How Video Can Reduce Expenses and Improve ROI
Video solves problems. It seems too good to be true, but it is one of the best problem solvers there is.
What’s my proof? Everyone knows the top search engine in the world is Google. But do you know the second most used search engine? YouTube. And we’re not just talking about cat videos. When people want to know how to do something, one of the first places they turn is to video for a demonstration, because if a picture tells a thousand words, then video is 1,800,000 words per minute. That’s a pretty good rate of return on someone’s time.
One of my first jobs in the video industry was working for a small market cable station in the early 1980s. At lunch I hung around the installers and they were complaining about the number of useless calls they made each day that could have been solved by the customer if they had just a little bit of knowledge.

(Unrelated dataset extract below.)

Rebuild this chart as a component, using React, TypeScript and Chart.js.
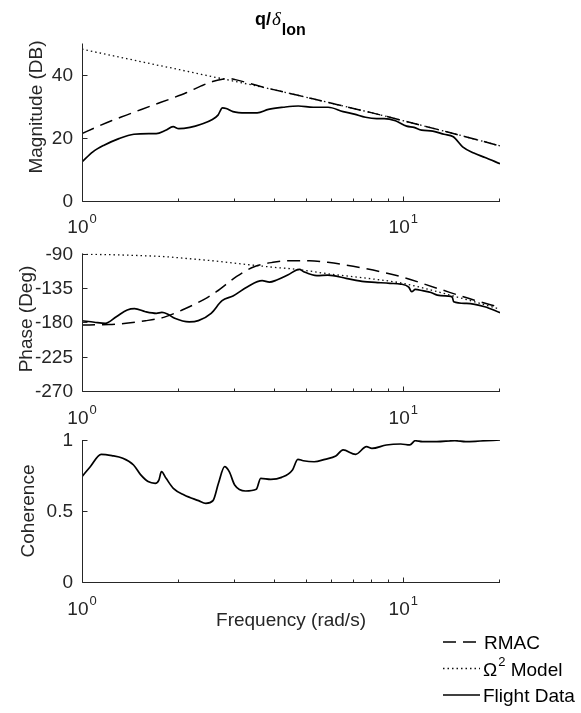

I asked what the top three problems were that they encountered that were in that category and they explained how to solve them. Then I made a 60 second TV commercial that showed how to fix those three problems. The spots ran whenever we didn’t have paid commercials on all of the major cable networks. They ran so often that our customers almost had them memorized. And when their cable went out, they remembered the three solutions that were in the video, so before they even called for customer support, they tried solving it themselves, knowing it would be faster. Well, a miracle happened. Before the commercials were made and aired, our service backlog was almost four days out. After the commercials had been running for three months, our service backlog dropped to under four hours. You can imagine the customer satisfaction! And the amount saved in manpower, vehicle miles, customer support call time and customer churn were incredible.
Another job I did early in my career was a video for a well-known national brand that was changing their healthcare insurance for their employees. My job was to pitch the change as beneficial to the employees even though, in reality, it was a cost saving measure by the company. The videos had the exact effect that the company had hoped: employees felt that the program was benefiting them instead of hurting them. It was all about messaging.

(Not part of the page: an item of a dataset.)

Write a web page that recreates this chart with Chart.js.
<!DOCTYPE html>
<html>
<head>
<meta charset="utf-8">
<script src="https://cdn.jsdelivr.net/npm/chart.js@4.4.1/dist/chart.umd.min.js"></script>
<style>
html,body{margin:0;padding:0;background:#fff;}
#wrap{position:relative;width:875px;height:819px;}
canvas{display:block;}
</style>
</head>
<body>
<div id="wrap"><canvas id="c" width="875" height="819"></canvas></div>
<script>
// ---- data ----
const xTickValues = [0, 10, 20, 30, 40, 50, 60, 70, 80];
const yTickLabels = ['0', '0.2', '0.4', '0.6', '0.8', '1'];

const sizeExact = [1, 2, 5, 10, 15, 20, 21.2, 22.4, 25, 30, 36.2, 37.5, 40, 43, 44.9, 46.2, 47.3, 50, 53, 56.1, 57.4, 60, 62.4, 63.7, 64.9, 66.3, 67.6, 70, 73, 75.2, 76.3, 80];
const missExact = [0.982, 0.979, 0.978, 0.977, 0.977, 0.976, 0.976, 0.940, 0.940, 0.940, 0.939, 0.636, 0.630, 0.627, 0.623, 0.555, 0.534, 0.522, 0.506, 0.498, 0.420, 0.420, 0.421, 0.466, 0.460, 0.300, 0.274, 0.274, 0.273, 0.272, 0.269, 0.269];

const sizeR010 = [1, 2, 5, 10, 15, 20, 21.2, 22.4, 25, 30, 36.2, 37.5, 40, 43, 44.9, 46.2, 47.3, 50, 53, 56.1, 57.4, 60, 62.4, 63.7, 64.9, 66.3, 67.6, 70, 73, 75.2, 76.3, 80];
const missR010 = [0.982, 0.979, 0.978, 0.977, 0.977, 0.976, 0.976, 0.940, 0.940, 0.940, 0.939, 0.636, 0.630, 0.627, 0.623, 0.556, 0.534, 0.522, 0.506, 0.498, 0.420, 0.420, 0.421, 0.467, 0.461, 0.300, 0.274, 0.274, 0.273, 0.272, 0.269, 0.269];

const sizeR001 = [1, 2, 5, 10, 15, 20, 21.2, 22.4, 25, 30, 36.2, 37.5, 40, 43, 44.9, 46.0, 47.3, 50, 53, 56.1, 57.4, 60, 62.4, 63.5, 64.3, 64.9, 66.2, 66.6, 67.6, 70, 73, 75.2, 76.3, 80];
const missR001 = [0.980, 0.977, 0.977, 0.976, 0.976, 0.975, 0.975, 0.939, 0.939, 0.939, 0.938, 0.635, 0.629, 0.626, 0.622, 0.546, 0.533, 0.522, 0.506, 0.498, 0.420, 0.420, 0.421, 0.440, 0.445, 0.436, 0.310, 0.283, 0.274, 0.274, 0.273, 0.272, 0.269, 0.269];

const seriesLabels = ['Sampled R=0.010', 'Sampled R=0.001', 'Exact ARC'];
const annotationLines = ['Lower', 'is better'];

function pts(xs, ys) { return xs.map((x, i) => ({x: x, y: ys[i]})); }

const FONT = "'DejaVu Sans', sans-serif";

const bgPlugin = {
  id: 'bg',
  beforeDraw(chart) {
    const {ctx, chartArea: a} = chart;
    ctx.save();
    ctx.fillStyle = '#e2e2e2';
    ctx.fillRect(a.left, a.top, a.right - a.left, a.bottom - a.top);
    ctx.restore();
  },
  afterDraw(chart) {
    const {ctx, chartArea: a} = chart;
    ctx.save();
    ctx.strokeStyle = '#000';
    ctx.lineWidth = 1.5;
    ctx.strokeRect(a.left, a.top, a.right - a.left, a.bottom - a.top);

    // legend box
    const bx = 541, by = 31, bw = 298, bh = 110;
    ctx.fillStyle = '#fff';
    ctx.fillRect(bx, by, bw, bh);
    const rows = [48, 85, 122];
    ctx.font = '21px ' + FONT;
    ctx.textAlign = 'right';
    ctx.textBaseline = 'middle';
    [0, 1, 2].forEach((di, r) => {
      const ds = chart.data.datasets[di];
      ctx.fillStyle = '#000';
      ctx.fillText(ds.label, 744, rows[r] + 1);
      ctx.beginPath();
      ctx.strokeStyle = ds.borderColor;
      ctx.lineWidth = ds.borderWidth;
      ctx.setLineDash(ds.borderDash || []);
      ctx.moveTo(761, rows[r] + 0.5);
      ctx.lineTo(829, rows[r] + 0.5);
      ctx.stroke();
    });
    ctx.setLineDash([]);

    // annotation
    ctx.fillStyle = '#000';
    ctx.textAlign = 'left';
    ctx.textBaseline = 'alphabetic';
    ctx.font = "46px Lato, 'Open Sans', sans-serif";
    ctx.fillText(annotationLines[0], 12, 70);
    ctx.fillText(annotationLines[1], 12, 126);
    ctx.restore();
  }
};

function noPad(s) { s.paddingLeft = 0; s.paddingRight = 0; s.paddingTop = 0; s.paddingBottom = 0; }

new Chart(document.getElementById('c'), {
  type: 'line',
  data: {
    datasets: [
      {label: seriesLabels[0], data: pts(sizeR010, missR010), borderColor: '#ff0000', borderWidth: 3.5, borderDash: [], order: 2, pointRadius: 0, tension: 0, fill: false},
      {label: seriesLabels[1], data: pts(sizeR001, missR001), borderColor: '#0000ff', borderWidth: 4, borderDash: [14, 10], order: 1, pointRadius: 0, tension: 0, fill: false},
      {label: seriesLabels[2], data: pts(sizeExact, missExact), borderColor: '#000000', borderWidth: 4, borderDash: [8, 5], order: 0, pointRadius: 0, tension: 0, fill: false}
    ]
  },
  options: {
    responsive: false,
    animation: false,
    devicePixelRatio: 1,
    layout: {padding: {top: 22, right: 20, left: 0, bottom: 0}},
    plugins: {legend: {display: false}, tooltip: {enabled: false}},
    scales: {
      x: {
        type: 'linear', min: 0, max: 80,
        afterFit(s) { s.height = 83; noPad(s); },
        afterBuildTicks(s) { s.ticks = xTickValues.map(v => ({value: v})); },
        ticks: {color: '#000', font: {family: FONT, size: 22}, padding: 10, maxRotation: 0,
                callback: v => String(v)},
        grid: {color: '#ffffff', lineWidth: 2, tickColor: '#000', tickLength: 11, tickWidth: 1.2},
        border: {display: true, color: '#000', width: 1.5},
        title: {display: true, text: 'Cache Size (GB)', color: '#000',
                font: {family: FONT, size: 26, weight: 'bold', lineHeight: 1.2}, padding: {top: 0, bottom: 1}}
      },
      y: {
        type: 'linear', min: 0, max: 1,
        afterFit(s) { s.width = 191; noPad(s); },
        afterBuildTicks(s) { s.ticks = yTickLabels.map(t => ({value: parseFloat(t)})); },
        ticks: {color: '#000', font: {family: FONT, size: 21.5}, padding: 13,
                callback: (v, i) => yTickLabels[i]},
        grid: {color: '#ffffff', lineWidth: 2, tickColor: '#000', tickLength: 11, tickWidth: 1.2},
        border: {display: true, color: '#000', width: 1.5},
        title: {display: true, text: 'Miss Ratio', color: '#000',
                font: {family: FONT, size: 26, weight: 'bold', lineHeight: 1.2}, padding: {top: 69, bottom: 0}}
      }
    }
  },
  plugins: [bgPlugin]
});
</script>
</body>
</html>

Another example from a recent client job was a training video that promoted a company’s customers to make better use of their website to do their ordering instead of calling in their orders on the phone. The phoned orders were much more expensive for the company and they wanted to reduce the number of calls and increase the number of orders on the website. The video explained all of the additional benefits of placing orders on the web. That provided an incentive to the customer. The video also showed the ease and speed of ordering on the web, providing the customer with an easy entry into the desired behavior. The video increased web ordering substantially. The benefit to the company was a substantial reduction in incorrect orders, lowered customer service costs, improved tracking of orders, and improved customer satisfaction.
These three examples should be an inspiration for business leaders – and video producers – to find the pain points in an organization and see if they can be addressed by video. What are the problems your business – or your client’s business – is having? Could that problem be addressed, at least partially, by a video? Maybe people need to know that the CEO hears their problems and values their input. Maybe a specific behavior can be modified that saves the company money, like safety training to reduce the costs of accidents and time lost to injury and damage to equipment. Maybe customer service calls could be reduced significantly if the three top complaints that the customer service department normally took calls on were addressed in a short, simple video on the main webpage. Maybe the sales department is having problems selling a great product. A video could be aimed at the customers themselves, telling a compelling story about the product or it could be produced to help the sales staff better understand the main selling points, to improve their sales pitches. Problems with customer loyalty? Make a video showing the benefits of your product that some customers might not consider when jumping to the competition. Many customers underutilize a product or fail to understand all of its benefits even though they are customers. If the sales staff is having a hard time convincing customers to buy a complicated service or product, perhaps a series of training videos on line would help them show potential customers that help is readily available.
But for any business, it’s all about three little letters: ROI. Return on investment is critical. So how do you know if you’re achieving it with a video? Define the problem first. Then have the manager or department that “owns” that problem provide you with their own honest, conservative estimate of what the problem costs them. If the problem could be fixed, even partway, what would it be worth? Many times these problems have significant costs associated with them – hundreds of thousands of dollars or even millions. Most video budgets are far below that. So it should be easy to come up with a price for a project that is able to deliver a significant return on investment. One of the keys to running a successful in-house video department - or in winning new and returning business for a video production company – is to change the traditional view of the video project as a cost that is incurred to the correct view that the video project is an investment that will generate a return. To do this, you need the department to calculate the cost of the issue that the video is meant to solve up front. If we could cut customer service calls by 25% what would it be worth? If we could cut product returns by 20% what would that be worth? If we could close 15% more sales, what would that mean to the bottom line? If we reduced incorrect orders by 10% what would the savings be? If you can get answers to those questions, you’ll have videos that are seen as having a high ROI instead of a high cost. And that is a recipe for success.